Have a look at our friend Rick Garnett’s short article at Commonweal on the the dangers of executive overreach — in this as well as prior presidential administrations — in response to the generally salutary frustrations of constitutionalism. A bit from Rick’s essay:
The apparent urgency of these challenges prompts many to contend, understandably enough, that we have to act now and dramatically, that something bold must be done, that progress matters more than process, and that—in the words of one of President Barack Obama’s campaign themes—“we can’t wait.”

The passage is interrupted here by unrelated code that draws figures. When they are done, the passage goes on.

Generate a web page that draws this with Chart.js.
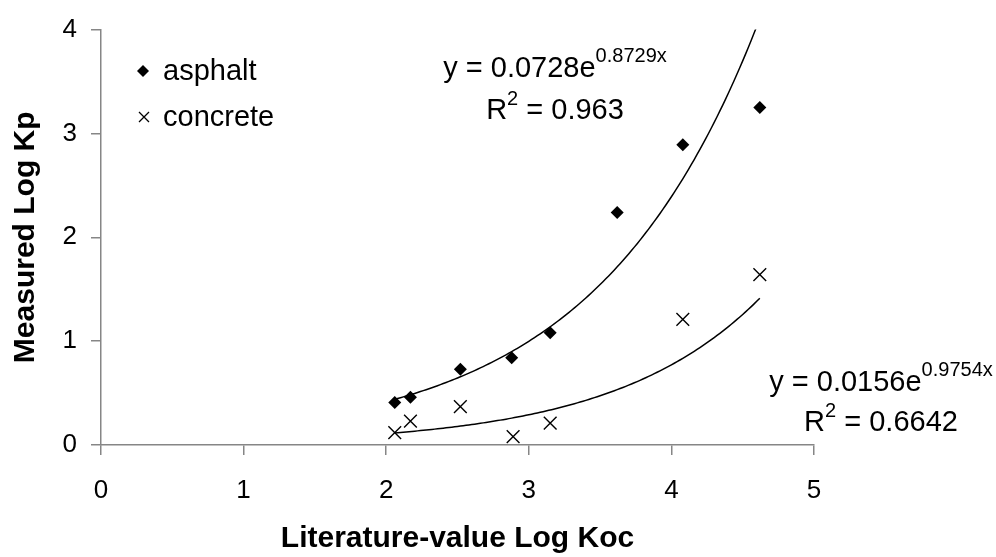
<!DOCTYPE html>
<html>
<head>
<meta charset="utf-8">
<script src="https://cdn.jsdelivr.net/npm/chart.js@4.4.0/dist/chart.umd.min.js"></script>
<style>
  html, body { margin: 0; padding: 0; background: #fff; }
  canvas { display: block; }
</style>
</head>
<body>
<canvas id="myChart" width="996" height="557"></canvas>
<script>
'use strict'

// measured points
const asphaltX = [2.06, 2.17, 2.52, 2.88, 3.15, 3.62, 4.08, 4.62]
const asphaltY = [0.41, 0.46, 0.73, 0.84, 1.08, 2.24, 2.89, 3.25]
const concreteX = [2.06, 2.17, 2.52, 2.89, 3.15, 4.08, 4.62]
const concreteY = [0.12, 0.23, 0.37, 0.08, 0.21, 1.21, 1.64]

const xTicks = [0, 1, 2, 3, 4, 5]
const yTicks = [0, 1, 2, 3, 4]

// exponential trendlines y = a * e^(b x), coefficients as printed on the chart
const asphaltFit = { a: 0.0728, b: 0.8729, exp: '0.8729x', r2: '0.963' }
const concreteFit = { a: 0.0156, b: 0.9754, exp: '0.9754x', r2: '0.6642' }

const FONT = '"Liberation Sans", Arial, sans-serif'
const AXIS_GREY = '#868686'

function toPoints(xs, ys) {
  return xs.map((x, i) => ({ x: x, y: ys[i] }))
}

// trendline drawn over the x range of its series
function trendPoints(fit, xs) {
  const pts = []
  const x0 = Math.min(...xs), x1 = Math.max(...xs)
  for (let x = x0; x <= x1 + 1e-9; x += 0.02) {
    pts.push({ x: x, y: fit.a * Math.exp(fit.b * x) })
  }
  return pts
}

// text with a superscript part, centered on cx
function supText(ctx, cx, y, parts) {
  let w = 0
  parts.forEach(p => { ctx.font = p.font; w += ctx.measureText(p.t).width })
  let x = cx - w / 2
  parts.forEach(p => {
    ctx.font = p.font
    ctx.fillText(p.t, x, y + (p.dy || 0))
    x += ctx.measureText(p.t).width
  })
}

const extras = {
  id: 'extras',
  afterDraw(chart) {
    const ctx = chart.ctx
    const big = '29px ' + FONT
    const small = '20px ' + FONT
    ctx.save()
    ctx.fillStyle = '#000'
    ctx.strokeStyle = '#000'
    ctx.textBaseline = 'alphabetic'
    ctx.textAlign = 'left'

    // legend
    ctx.beginPath()
    ctx.moveTo(143, 65); ctx.lineTo(149, 71); ctx.lineTo(143, 77); ctx.lineTo(137, 71)
    ctx.closePath(); ctx.fill()
    ctx.lineWidth = 1.3
    ctx.beginPath()
    ctx.moveTo(139, 112); ctx.lineTo(149, 122)
    ctx.moveTo(149, 112); ctx.lineTo(139, 122)
    ctx.stroke()
    ctx.font = big
    ctx.fillText('asphalt', 163, 80)
    ctx.fillText('concrete', 163, 126)

    // trendline equations
    supText(ctx, 555, 77, [
      { t: 'y = ' + asphaltFit.a + 'e', font: big },
      { t: asphaltFit.exp, font: small, dy: -15 }
    ])
    supText(ctx, 555, 119, [
      { t: 'R', font: big },
      { t: '2', font: small, dy: -14 },
      { t: ' = ' + asphaltFit.r2, font: big }
    ])
    supText(ctx, 881, 391, [
      { t: 'y = ' + concreteFit.a + 'e', font: big },
      { t: concreteFit.exp, font: small, dy: -15 }
    ])
    supText(ctx, 881, 431, [
      { t: 'R', font: big },
      { t: '2', font: small, dy: -14 },
      { t: ' = ' + concreteFit.r2, font: big }
    ])
    ctx.restore()
  }
}

const ctx = document.getElementById('myChart')

const myChart = new Chart(ctx, {
  type: 'scatter',
  data: {
    datasets: [
      {
        label: 'asphalt',
        data: toPoints(asphaltX, asphaltY),
        pointStyle: 'rectRot',
        pointRadius: 6.5,
        pointBackgroundColor: '#000',
        pointBorderColor: '#000',
        pointBorderWidth: 0
      },
      {
        label: 'concrete',
        data: toPoints(concreteX, concreteY),
        pointStyle: 'crossRot',
        pointRadius: 9,
        pointBorderColor: '#000',
        pointBorderWidth: 1.4
      },
      {
        label: 'asphalt trend',
        data: trendPoints(asphaltFit, asphaltX),
        showLine: true,
        pointRadius: 0,
        borderColor: '#000',
        borderWidth: 1.5,
        clip: 0
      },
      {
        label: 'concrete trend',
        data: trendPoints(concreteFit, concreteX),
        showLine: true,
        pointRadius: 0,
        borderColor: '#000',
        borderWidth: 1.5,
        clip: 0
      }
    ]
  },
  options: {
    responsive: false,
    animation: false,
    events: [],
    layout: { padding: { left: 0, top: 26, right: 182, bottom: 0 } },
    plugins: {
      legend: { display: false },
      tooltip: { enabled: false }
    },
    scales: {
      x: {
        type: 'linear',
        min: 0,
        max: 5,
        afterBuildTicks: s => { s.ticks = xTicks.map(v => ({ value: v })) },
        afterFit: s => { s.height = 112 },
        ticks: { color: '#000', font: { family: FONT, size: 26 }, padding: 20 },
        grid: { drawOnChartArea: false, drawTicks: true, tickLength: 10, color: AXIS_GREY, lineWidth: 1.5 },
        border: { color: AXIS_GREY, width: 1.5 },
        title: {
          display: true,
          text: 'Literature-value Log Koc',
          color: '#000',
          font: { family: FONT, size: 30, weight: 'bold' },
          padding: { top: 0, bottom: 0 }
        }
      },
      y: {
        type: 'linear',
        min: 0,
        max: 4,
        afterBuildTicks: s => { s.ticks = yTicks.map(v => ({ value: v })) },
        afterFit: s => { s.width = 101 },
        ticks: { color: '#000', font: { family: FONT, size: 26 }, padding: 14 },
        grid: { drawOnChartArea: false, drawTicks: true, tickLength: 10, color: AXIS_GREY, lineWidth: 1.5 },
        border: { color: AXIS_GREY, width: 1.5 },
        title: {
          display: true,
          text: 'Measured Log Kp',
          color: '#000',
          font: { family: FONT, size: 30, weight: 'bold' },
          padding: { top: 8, bottom: 0 }
        }
      }
    }
  },
  plugins: [extras]
})
</script>
</body>
</html>
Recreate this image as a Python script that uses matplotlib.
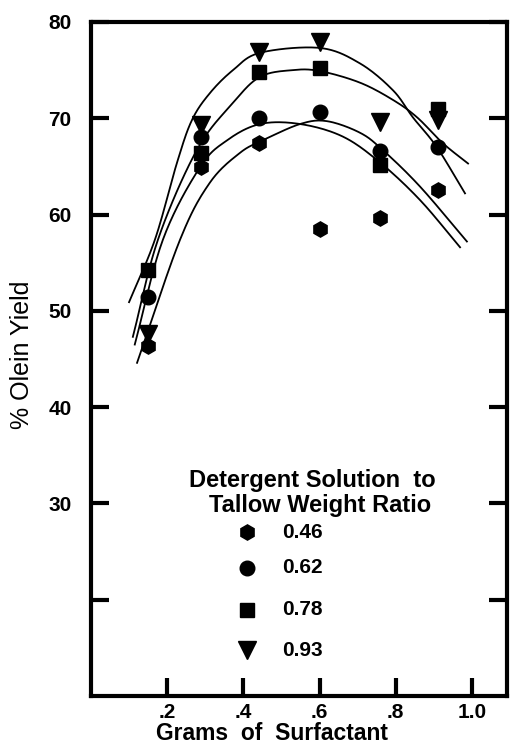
import numpy as np
import matplotlib
matplotlib.use("Agg")
import matplotlib.pyplot as plt

plt.rcParams['font.family'] = ['Liberation Sans', 'DejaVu Sans']

# measured points, grams of surfactant vs % olein yield
grams = [0.15, 0.29, 0.44, 0.60, 0.76, 0.91]
yield_046 = [46.3, 64.9, 67.4, 58.5, 59.6, 62.6]
yield_062 = [51.4, 68.1, 70.0, 70.7, 66.6, 67.0]
yield_078 = [54.2, 66.4, 74.8, 75.2, 65.1, 71.0]
yield_093 = [47.6, 69.3, 76.9, 77.9, 69.6, 69.8]

# points
curve_046_x = [0.121, 0.234, 0.312, 0.391, 0.451, 0.549, 0.619, 0.706, 0.766, 0.864, 0.987]
curve_046_y = [44.6, 57.4, 63.3, 66.4, 67.7, 69.4, 69.7, 68.5, 66.7, 62.9, 57.2]
curve_062_x = [0.115, 0.189, 0.286, 0.357, 0.444, 0.549, 0.661, 0.759, 0.864, 0.969]
curve_062_y = [46.5, 57.4, 64.9, 67.7, 69.4, 69.4, 68.1, 65.4, 61.5, 56.6]
curve_078_x = [0.110, 0.176, 0.278, 0.373, 0.444, 0.530, 0.601, 0.706, 0.793, 0.856, 0.924, 0.990]
curve_078_y = [47.3, 57.4, 66.7, 71.6, 74.3, 75.0, 74.9, 73.7, 71.9, 70.1, 67.4, 65.3]
curve_093_x = [0.100, 0.168, 0.226, 0.265, 0.312, 0.373, 0.444, 0.601, 0.706, 0.793, 0.845, 0.908, 0.982]
curve_093_y = [50.9, 57.4, 65.4, 69.8, 72.6, 75.0, 76.8, 77.3, 75.7, 72.9, 70.1, 67.0, 62.2]

ratios = ['0.46', '0.62', '0.78', '0.93']
x_ticks = [0.2, 0.4, 0.6, 0.8, 1.0]
x_ticklabels = ['.2', '.4', '.6', '.8', '1.0']
y_ticks = [20, 30, 40, 50, 60, 70, 80]
y_ticklabels = ['', '30', '40', '50', '60', '70', '80']

series = [yield_046, yield_062, yield_078, yield_093]
curves = [(curve_046_x, curve_046_y), (curve_062_x, curve_062_y),
          (curve_078_x, curve_078_y), (curve_093_x, curve_093_y)]
markers = ['h', 'o', 's', 'v']
msizes = [11, 10.5, 10, 13]


def smooth(px, py, n=20):
    # catmull-rom through the read points, so the curve looks hand drawn
    p = np.column_stack([px, py])
    ext = np.vstack([2 * p[0] - p[1], p, 2 * p[-1] - p[-2]])
    out = []
    t = np.linspace(0, 1, n, endpoint=False)[:, None]
    for i in range(1, len(ext) - 2):
        p0, p1, p2, p3 = ext[i - 1], ext[i], ext[i + 1], ext[i + 2]
        seg = 0.5 * ((2 * p1) + (-p0 + p2) * t + (2 * p0 - 5 * p1 + 4 * p2 - p3) * t ** 2
                     + (-p0 + 3 * p1 - 3 * p2 + p3) * t ** 3)
        out.append(seg)
    out.append(p[-1][None, :])
    out = np.vstack(out)
    return out[:, 0], out[:, 1]


fig = plt.figure(figsize=(5.11, 7.44), dpi=100)
ax = fig.add_axes([0.178, 0.0645, 0.814, 0.906])

for cx, cy in curves:
    sx, sy = smooth(cx, cy)
    ax.plot(sx, sy, color='black', lw=1.3)

for ys, m, ms in zip(series, markers, msizes):
    ax.plot(grams, ys, linestyle='none', marker=m, markersize=ms, color='black')

ax.set_xlim(0, 1.092)
ax.set_ylim(10, 80)
ax.set_xticks(x_ticks)
ax.set_xticklabels(x_ticklabels)
ax.set_yticks(y_ticks)
ax.set_yticklabels(y_ticklabels)
for s in ax.spines.values():
    s.set_linewidth(3)
ax.tick_params(direction='in', length=13, width=3, right=True, top=False,
               labelsize=15)
ax.tick_params(axis='y', pad=14)
ax.tick_params(axis='x', pad=5)
for lab in ax.get_xticklabels() + ax.get_yticklabels():
    lab.set_fontweight('bold')

# x label sits tight under the tick labels, as in the print
ax.text(0.435, -0.065, 'Grams  of  Surfactant', transform=ax.transAxes,
        ha='center', va='baseline', fontsize=16.5, fontweight='bold')
fig.text(0.043, 0.523, '% Olein Yield', rotation=90, fontsize=18,
         ha='center', va='center')

# legend drawn by hand like the original
ax.text(0.531, 0.320, 'Detergent Solution  to', transform=ax.transAxes,
        ha='center', va='center', fontsize=17, fontweight='bold')
ax.text(0.550, 0.283, 'Tallow Weight Ratio', transform=ax.transAxes,
        ha='center', va='center', fontsize=17, fontweight='bold')
rows = [0.243, 0.190, 0.128, 0.068]
for r, m, ms, lab in zip(rows, markers, msizes, ratios):
    ax.plot([0.375], [r], marker=m, markersize=ms, color='black',
            linestyle='none', transform=ax.transAxes, clip_on=False)
    ax.text(0.459, r, lab, transform=ax.transAxes, ha='left', va='center',
            fontsize=15, fontweight='bold')

fig.savefig('out.png', dpi=100)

Last October, for example, after Congress responded coolly to his proposed jobs bill, the president promised—or warned—“If Congress won’t act, I will.” And he has. In a variety of contexts, he has moved on policy and personnel in ways designed to avoid the time-consuming gridlock that sometimes results from procedures mandated and constraints imposed by the Constitution. That document prescribes how high-ranking federal officials are to be appointed and gives the Senate a role in that process. The president—like, but to a greater extent than, other recent presidents—has avoided that check by creating a stable of “czars,” whose selection and portfolios are generally not reviewed by legislators. He has also outdone his predecessors in exploiting the Constitution’s authorization of “recess appointments” to install controversial appointees in powerful positions. Rather than wait for Congress to revise unpopular requirements of the No Child Left Behind law, he has offered to waive those requirements on the condition that states adopt practices, standards, and guidelines supported by his administration. Like other presidents, he has used both executive orders and the administrative-rulemaking process to implement substantive policies that the Republican-controlled House of Representatives would likely reject. And, in a widely criticized effort to leap over the jurisdictional limits imposed by the First Amendment, his administration argued before the Supreme Court that the Constitution’s religious-freedom guarantees should not stand in the way of anti-discrimination lawsuits brought by ministerial employees against religious institutions.
Again and again, we hear the same rationale: “If Congress won’t act, I will,” because “we can’t wait.” This should worry, not rally. In the politics of a free society committed to the rule of law, we (usually) can wait, and even when it seems like we can’t, we sometimes have to. It is easy, but mistaken and dangerous, to equate disagreement with bad-faith obstructionism, and to cast one’s own side as an enlightened vanguard, empowered by this or that emergency to do whatever it takes to achieve unity, to make progress, to bring about change. In this election season, though, what is needed—from candidates and citizens alike, and on both the left and right—is humility, restraint, and patience. These are more than useful life skills. They are constitutional virtues.